FIG. 4 schematically illustrates an enlarged plan view of a portion of an embodiment of a semiconductor device 95 that is formed on a semiconductor die 96. Controller 25 is formed on die 96. Die 96 may also include other circuits that are not shown in FIG. 4 for simplicity of the drawing. Controller 25 and device 95 are formed on die 96 by semiconductor manufacturing techniques that are well known to those skilled in the art.
In view of all of the above, it is evident that a novel device and method is disclosed. Included, among other features, is forming a differential error signal having a first error signal with a first phase a second error signal that is out-of-phase with the first error signal. The two error signals function to control the active and inactive states of the power supply as a function of the value of the feedback voltage. Such operation provides the advantage of quicker response to power converter operating conditions, which would otherwise require greater storage of energy within the converter at a higher cost and larger size.

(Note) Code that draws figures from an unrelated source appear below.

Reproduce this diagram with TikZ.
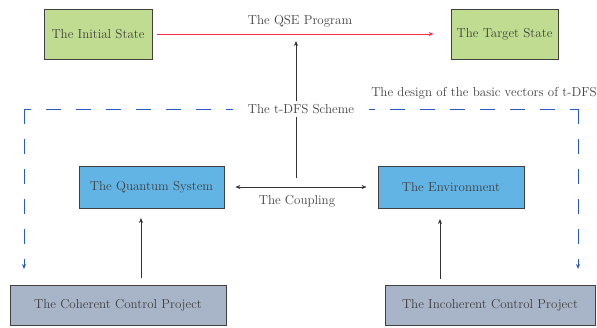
\documentclass[tikz,border=0pt]{standalone}
\usetikzlibrary{arrows.meta}
\definecolor{boxgreen}{RGB}{192,220,144}
\definecolor{boxblue}{RGB}{98,180,228}
\definecolor{boxgray}{RGB}{168,180,200}
\definecolor{redline}{RGB}{240,48,72}
\definecolor{dashblue}{RGB}{40,90,200}
\definecolor{txt}{RGB}{64,64,64}
\begin{document}
\begin{tikzpicture}[x=1pt,y=-1pt,
  box/.style={draw=black!75,line width=0.8pt,inner sep=0pt,font=\fontsize{13}{15}\selectfont,text=txt},
  lbl/.style={inner sep=1pt,font=\fontsize{13}{15}\selectfont,text=txt},
  tip/.style={-{Stealth[length=5pt,width=4pt]}},
  dashln/.style={color=dashblue,line width=0.9pt,dash pattern=on 15pt off 15pt}]
\useasboundingbox (0,0) rectangle (597,327);
\node[box,fill=boxgreen,minimum width=108pt,minimum height=50pt] (init) at (98,34) {The Initial State};
\node[box,fill=boxgreen,minimum width=107pt,minimum height=50pt] (target) at (504.5,34) {The Target State};
\node[box,fill=boxblue,minimum width=145pt,minimum height=42pt] (qs) at (151.5,187) {The Quantum System};
\node[box,fill=boxblue,minimum width=146pt,minimum height=42pt] (env) at (451,187) {The Environment};
\node[box,fill=boxgray,minimum width=216pt,minimum height=40pt] (coh) at (118,305) {The Coherent Control Project};
\node[box,fill=boxgray,minimum width=210pt,minimum height=40pt] (inc) at (490,305) {The Incoherent Control Project};
\node[lbl] (qse) at (300,21) {The QSE Program};
\node[lbl] (tdfs) at (301,109) {The t-DFS Scheme};
\node[lbl] (coupling) at (297,201) {The Coupling};
\node[lbl] (design) at (484,93) {The design of the basic vectors of t-DFS};
\coordinate (qseup) at (296,41);
\coordinate (cpl) at (296,178);
\coordinate (tl) at (24,109);
\coordinate (bl) at (24,269);
\coordinate (tr) at (578,109);
\coordinate (br) at (578,269);
\coordinate (lend) at (233,109);
\coordinate (rend) at (369,109);
\coordinate (qsin) at (141,218);
\coordinate (envin) at (440,219);
% red program arrow
\draw[redline,line width=0.9pt,tip,shorten <=5pt,shorten >=17pt] (init.east) -- (target.west);
% t-DFS arrows
\draw[black!80,line width=0.8pt,tip] (qseup |- tdfs.north) ++(0,-2) -- (qseup);
\draw[black!80,line width=0.8pt] (cpl |- tdfs.south) ++(0,2) -- (cpl);
% coupling
\draw[black!80,line width=0.8pt,{Stealth[length=5pt,width=4pt]}-{Stealth[length=5pt,width=4pt]},shorten <=11pt,shorten >=11pt] (qs.east) -- (env.west);
% control arrows
\draw[black!80,line width=0.8pt,tip] (qsin |- coh.north) ++(0,-7) -- (qsin);
\draw[black!80,line width=0.8pt,tip] (envin |- inc.north) ++(0,-6) -- (envin);
% dashed design lines
\draw[dashln,dash phase=8pt] (tl) -- (lend);
\draw[dashln,tip] (tl) -- (bl);
\draw[dashln,dash phase=7pt] (tr) -- (rend);
\draw[dashln,tip] (tr) -- (br);
\end{tikzpicture}
\end{document}
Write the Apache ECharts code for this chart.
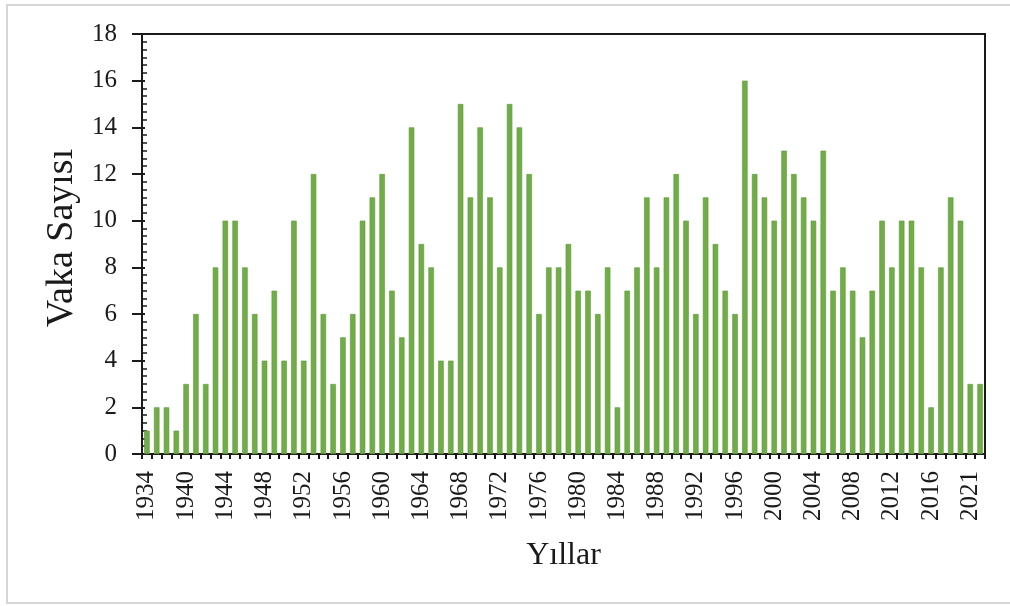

Thus, implementing the two error signals minimizes the circuitry and reduces the costs of the power supply controller.
While the invention is described with specific preferred embodiments, it is evident that many alternatives and variations will be apparent to those skilled in the semiconductor arts. For example, an implementation of a differential amplifier is illustrated, but the differential amplifier may also have various other configurations as long as the two error signals are generated. Although the ramp signal is illustrated with a sloped rising edge, a ramp signal with a sloped falling edge instead of the sloped rising edge may be used if the inverting and non-inverting inputs of the comparators are swapped and the ramp circuitry is adjusted to be properly controlled by the clock. Additionally, the word “connected” is used throughout for clarity of the description, however, it is intended to have the same meaning as the word “coupled”. Accordingly, “connected” should be interpreted as including either a direct connection or an indirect connection. For example, the gate of transistor 22 is coupled or indirectly connected to the PWM signal through driver 46.